Master adapter Andrew Davies has also vowed to get plenty of Hugo’s earthiness into his take on “Les Miserables” which is now being shot by the BBC.
The veteran screenwriter, now 81, was the brains behind a string of costume drama hits for the British public broadcaster including “Pride and Prejudice”, “Middlemarch” and “War & Peace”.
Davies described “Les Miserables”, the sprawling story of Jean Valjean, who spent years in prison for stealing a loaf of bread for his starving sister, as “huge, intense and gut-wrenching”.
“Most of us are familiar with the musical version, which only offers a fragmentary outline of the story,” which reaches its climax during the 1848 Revolution in Paris.
“I am thrilled to have the opportunity of doing real justice to Victor Hugo at last,” he added.
“The Wire” star Dominic West is playing the convict hero Valjean in the six-hour costume drama, which was previously backed by disgraced Hollywood producer Harvey Weinstein.
“Jean Valjean is one of the great characters in world literature,” West said of the 1862 novel, which also inspired Andrew Lloyd Webber’s blockbuster musical.
“His epic journey of redemption is one of the extraordinary roles an actor can take on,” he added.
Hugo, whose work has been turned into 35 films and numerous TV series, is also the subject of an epic new biography in English by Graham Robb as well as “The Novel of the Century: The Extraordinary Adventure of Les Miserables” by David Bellos.
Both point out that although Hugo the public man became a larger-than-life character in his own lifetime, it was for his poetry rather than his novels that he was best known and loved.
Elephant, a Paris-based collective of creative professionals working in film, TV and digital, will pitch an updated re-telling of Victor Hugo’s “Les Miserables” at this year’s In Development section for Canneseries and MipTV. It will be the first French adaptation of the story in more than two decades.
Hugo’s novel was a revelation when first published in 1862, and has been adapted for stage and screen countless times since. But, executive producer Renouil sees a TV series as a way to expand on many of Hugo’s philosophies beyond what can be done in a two-hour film or play.

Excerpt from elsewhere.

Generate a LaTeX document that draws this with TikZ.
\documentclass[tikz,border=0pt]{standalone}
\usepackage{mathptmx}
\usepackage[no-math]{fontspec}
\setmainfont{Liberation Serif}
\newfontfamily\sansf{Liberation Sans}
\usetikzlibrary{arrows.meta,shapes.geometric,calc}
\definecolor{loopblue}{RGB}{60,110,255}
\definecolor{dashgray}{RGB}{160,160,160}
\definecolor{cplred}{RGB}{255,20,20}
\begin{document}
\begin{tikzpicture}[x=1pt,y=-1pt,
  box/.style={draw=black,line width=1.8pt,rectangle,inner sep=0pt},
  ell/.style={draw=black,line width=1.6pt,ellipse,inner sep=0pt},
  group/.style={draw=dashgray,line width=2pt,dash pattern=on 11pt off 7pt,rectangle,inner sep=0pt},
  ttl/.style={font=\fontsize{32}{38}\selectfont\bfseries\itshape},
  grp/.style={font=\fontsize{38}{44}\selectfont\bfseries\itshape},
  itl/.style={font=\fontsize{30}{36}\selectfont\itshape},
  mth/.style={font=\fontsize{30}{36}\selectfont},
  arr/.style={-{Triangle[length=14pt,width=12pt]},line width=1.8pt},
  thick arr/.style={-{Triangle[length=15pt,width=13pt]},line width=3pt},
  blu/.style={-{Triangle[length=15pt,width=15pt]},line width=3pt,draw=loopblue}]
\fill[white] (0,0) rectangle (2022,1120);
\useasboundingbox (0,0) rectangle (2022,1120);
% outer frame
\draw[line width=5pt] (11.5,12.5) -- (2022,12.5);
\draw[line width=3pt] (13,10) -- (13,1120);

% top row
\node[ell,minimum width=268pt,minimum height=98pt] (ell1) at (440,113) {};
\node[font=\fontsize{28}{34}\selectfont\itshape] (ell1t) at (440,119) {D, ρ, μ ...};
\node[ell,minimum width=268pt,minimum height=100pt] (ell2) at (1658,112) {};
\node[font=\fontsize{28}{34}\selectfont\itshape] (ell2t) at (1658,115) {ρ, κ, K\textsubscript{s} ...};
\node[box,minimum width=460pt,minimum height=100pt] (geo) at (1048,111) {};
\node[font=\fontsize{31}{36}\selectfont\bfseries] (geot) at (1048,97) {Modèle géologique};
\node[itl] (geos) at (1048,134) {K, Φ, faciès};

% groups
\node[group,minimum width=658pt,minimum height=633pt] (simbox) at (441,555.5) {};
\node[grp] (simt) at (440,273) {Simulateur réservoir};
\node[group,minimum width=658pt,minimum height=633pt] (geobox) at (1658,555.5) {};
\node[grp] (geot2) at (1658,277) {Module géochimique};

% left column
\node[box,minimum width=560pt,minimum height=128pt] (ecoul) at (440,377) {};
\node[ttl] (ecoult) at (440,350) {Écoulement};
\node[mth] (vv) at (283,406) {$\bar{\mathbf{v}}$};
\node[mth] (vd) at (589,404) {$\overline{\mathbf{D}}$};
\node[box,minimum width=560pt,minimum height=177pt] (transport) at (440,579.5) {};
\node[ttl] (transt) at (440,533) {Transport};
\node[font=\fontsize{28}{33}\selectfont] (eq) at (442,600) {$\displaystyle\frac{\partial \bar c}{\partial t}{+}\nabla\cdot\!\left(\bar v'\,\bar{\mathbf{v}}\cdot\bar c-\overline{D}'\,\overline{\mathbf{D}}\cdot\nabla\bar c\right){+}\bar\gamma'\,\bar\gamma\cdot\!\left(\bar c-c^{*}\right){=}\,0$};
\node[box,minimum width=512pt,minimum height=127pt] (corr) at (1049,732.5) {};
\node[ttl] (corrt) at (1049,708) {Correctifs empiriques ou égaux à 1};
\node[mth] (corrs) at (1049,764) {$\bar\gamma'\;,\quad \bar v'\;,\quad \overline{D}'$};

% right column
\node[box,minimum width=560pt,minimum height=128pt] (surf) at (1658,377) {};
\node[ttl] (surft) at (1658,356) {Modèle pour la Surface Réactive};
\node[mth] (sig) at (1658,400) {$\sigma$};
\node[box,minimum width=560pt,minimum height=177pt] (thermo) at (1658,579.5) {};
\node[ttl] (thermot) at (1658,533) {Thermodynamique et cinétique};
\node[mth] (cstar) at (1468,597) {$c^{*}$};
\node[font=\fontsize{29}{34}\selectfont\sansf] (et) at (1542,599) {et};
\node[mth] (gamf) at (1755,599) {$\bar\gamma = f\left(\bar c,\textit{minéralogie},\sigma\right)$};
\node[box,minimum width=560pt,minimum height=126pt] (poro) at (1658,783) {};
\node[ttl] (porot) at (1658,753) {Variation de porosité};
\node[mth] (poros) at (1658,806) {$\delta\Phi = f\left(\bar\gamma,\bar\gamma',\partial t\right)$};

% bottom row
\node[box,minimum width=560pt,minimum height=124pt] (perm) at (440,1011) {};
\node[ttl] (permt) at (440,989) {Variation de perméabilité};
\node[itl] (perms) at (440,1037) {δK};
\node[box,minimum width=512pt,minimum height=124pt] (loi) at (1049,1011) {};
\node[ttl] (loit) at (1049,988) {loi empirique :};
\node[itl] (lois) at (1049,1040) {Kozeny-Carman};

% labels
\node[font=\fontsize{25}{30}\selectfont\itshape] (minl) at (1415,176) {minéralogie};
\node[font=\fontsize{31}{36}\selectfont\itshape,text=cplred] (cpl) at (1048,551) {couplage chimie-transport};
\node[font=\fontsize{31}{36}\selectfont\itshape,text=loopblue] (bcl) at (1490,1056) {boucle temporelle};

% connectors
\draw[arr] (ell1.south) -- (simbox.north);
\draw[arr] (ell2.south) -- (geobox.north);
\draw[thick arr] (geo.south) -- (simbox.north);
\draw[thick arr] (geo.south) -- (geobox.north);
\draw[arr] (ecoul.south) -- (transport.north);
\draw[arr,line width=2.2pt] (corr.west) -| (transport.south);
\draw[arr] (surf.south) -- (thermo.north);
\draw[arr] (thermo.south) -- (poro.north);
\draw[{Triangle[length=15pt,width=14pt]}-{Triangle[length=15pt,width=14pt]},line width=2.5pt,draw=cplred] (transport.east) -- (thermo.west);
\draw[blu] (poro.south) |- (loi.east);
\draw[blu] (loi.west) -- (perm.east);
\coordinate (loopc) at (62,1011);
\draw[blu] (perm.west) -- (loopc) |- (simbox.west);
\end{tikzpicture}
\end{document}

“All the previous adaptations have concentrated on the story of Valjean’s destiny and redemption,” he explained to Variety, “but ‘Les Miserables’ is a lot more than that.

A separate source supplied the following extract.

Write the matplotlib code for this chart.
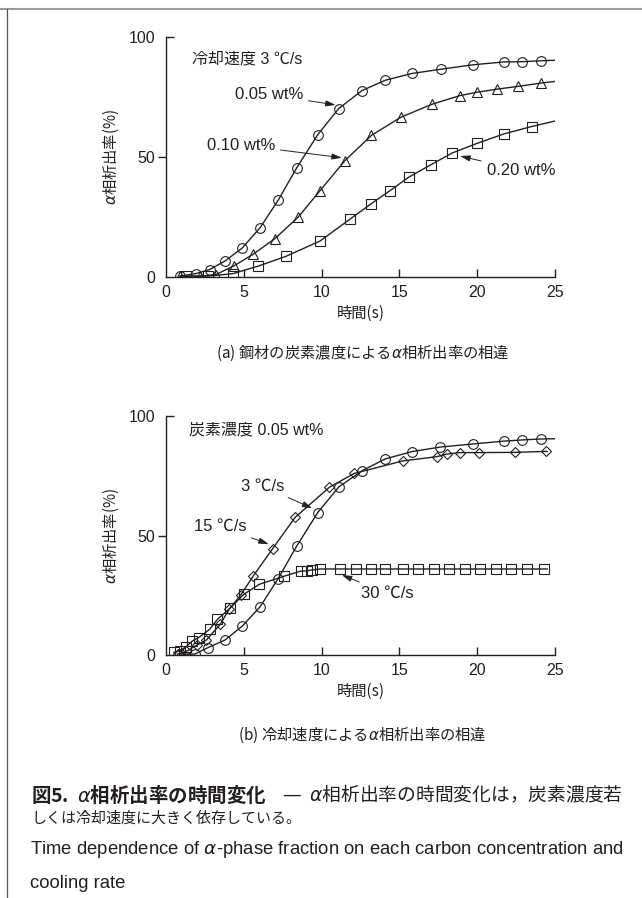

A series format will allow us to go deeper in others characters’ storylines: Fantine, Cosette, the Thenardier’s, Javert, Marius, Gavroche, etc. All these characters will be developed over the 20 years of the story.”
Created and written by Marc Herpoux, Jean-Xavier de Lestrade and Sheila O’Connor, this version of the story will take place at the end of the 20th and first two decades of the 21st century.

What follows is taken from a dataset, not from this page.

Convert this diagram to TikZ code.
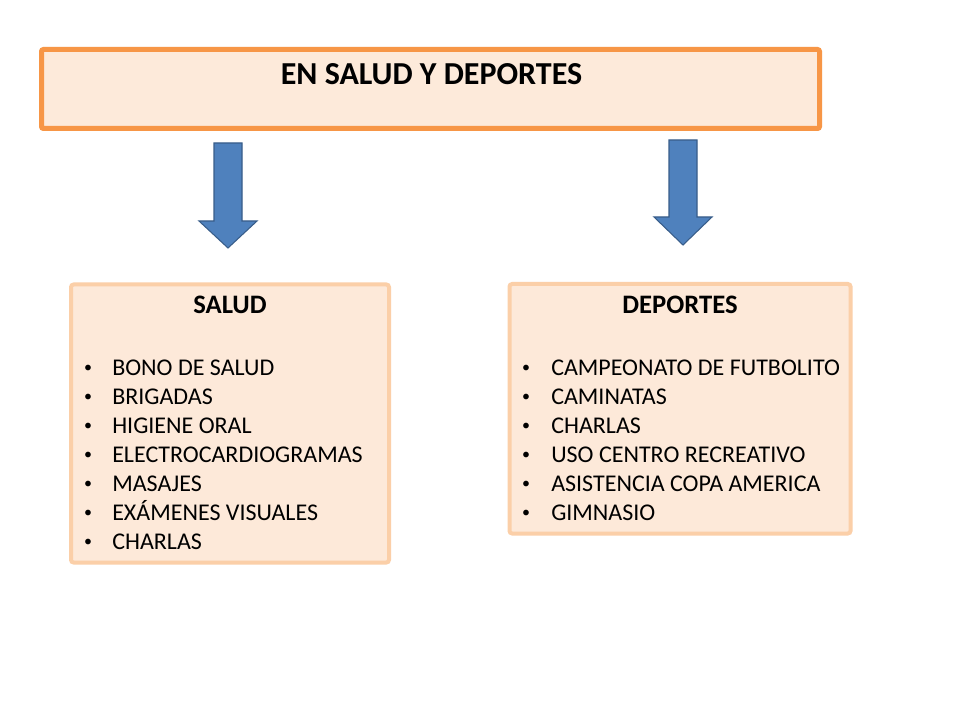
\documentclass[tikz,border=0pt]{standalone}
\usepackage{fontspec}
\setmainfont{Carlito}
\definecolor{topfill}{HTML}{FDEADA}
\definecolor{topline}{HTML}{F79646}
\definecolor{boxfill}{HTML}{FDE9D9}
\definecolor{boxline}{HTML}{FBCFA8}
\definecolor{arrfill}{HTML}{4F81BD}
\definecolor{arrline}{HTML}{385D8A}
\begin{document}
\begin{tikzpicture}[x=0.75pt,y=-0.75pt,
  topbox/.style={draw=topline,fill=topfill,line width=3.75pt,rounded corners=1.5pt},
  listbox/.style={draw=boxline,fill=boxfill,line width=3pt,rounded corners=2pt},
  blockarrow/.style={fill=arrfill,draw=arrline,line width=0.8pt,line join=miter},
  title/.style={font=\fontsize{24}{28}\selectfont\bfseries,anchor=base,inner sep=0pt},
  head/.style={font=\fontsize{20}{24}\selectfont\bfseries,anchor=base,inner sep=0pt},
  item/.style={font=\fontsize{18}{22}\selectfont,anchor=base west,inner sep=0pt},
  bul/.style={font=\fontsize{12}{14}\selectfont,anchor=base,inner sep=0pt}]
\useasboundingbox[fill=white] (0,0) rectangle (960,720);
% top box
\draw[topbox] (41.5,49.5) rectangle (819.5,128.5);
\node[title] (t) at (431.5,85) {EN SALUD Y DEPORTES};
% arrows
\draw[blockarrow] (214,143) -- (242,143) -- (242,221) -- (257,221) -- (228,248) -- (199,221) -- (214,221) -- cycle;
\draw[blockarrow] (669,140) -- (697,140) -- (697,217) -- (712,217) -- (683,245) -- (654,217) -- (669,217) -- cycle;
% salud box
\draw[listbox] (71,284.5) rectangle (389,562.5);
\node[head] (hs) at (230,314) {SALUD};
\foreach \t [count=\i] in {BONO DE SALUD,BRIGADAS,HIGIENE ORAL,ELECTROCARDIOGRAMAS,MASAJES,EXÁMENES VISUALES,CHARLAS}{
  \node[bul] (bs\i) at (88,372+29*\i-29) {•};
  \node[item] (s\i) at (112,375+29*\i-29) {\t};
}
% deportes box
\draw[listbox] (509.5,284) rectangle (850.5,533.5);
\node[head] (hd) at (680,314) {DEPORTES};
\foreach \t [count=\i] in {CAMPEONATO DE FUTBOLITO,CAMINATAS,CHARLAS,USO CENTRO RECREATIVO,ASISTENCIA COPA AMERICA,GIMNASIO}{
  \node[bul] (bd\i) at (526,372+29*\i-29) {•};
  \node[item] (d\i) at (551,375+29*\i-29) {\t};
}
\end{tikzpicture}
\end{document}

Clearly much has changed since then, but Renouil argues that much has stayed the same as well: “People are still suffering, the position of women and children is as difficult as ever, and poverty and exclusion are everywhere.”
But, while many of the book’s themes are universal and timeless, others may no longer be relevant. In this version, Fantine is not a factory girl but moves between small jobs as waitress, call-operator, or maid; Valjean finds his success in the service industry, operating a chain of high-end hotels.
Perhaps the most obvious difference in eras, however, is that the Paris June Rebellion of 1832, which dominates the later part of the book, has long since ended. Renouil addressed this problem as well.
“France is not in open revolution at the moment,” he admitted, “but in the past few years, we have had riots, and there has been violence here. For example in spring 2016, the Nuit Debout movement brought together thousands of people in the streets. It was mostly peaceful, but some very violent situations occurred.”
The bible for season one was recently finished, and contains an episode-by-episode story arc. The timing is ideal, as Elephant heads to Cannes looking to secure co-producers and potential broadcasters for the project.
“We are open to a wide range of partners, as we are just starting the discussions,” explained Sandra Ouaiss, head of international drama for Elephant. “We are looking for broadcasters and platforms, French and/or International, but also co-producers, distributors etc.”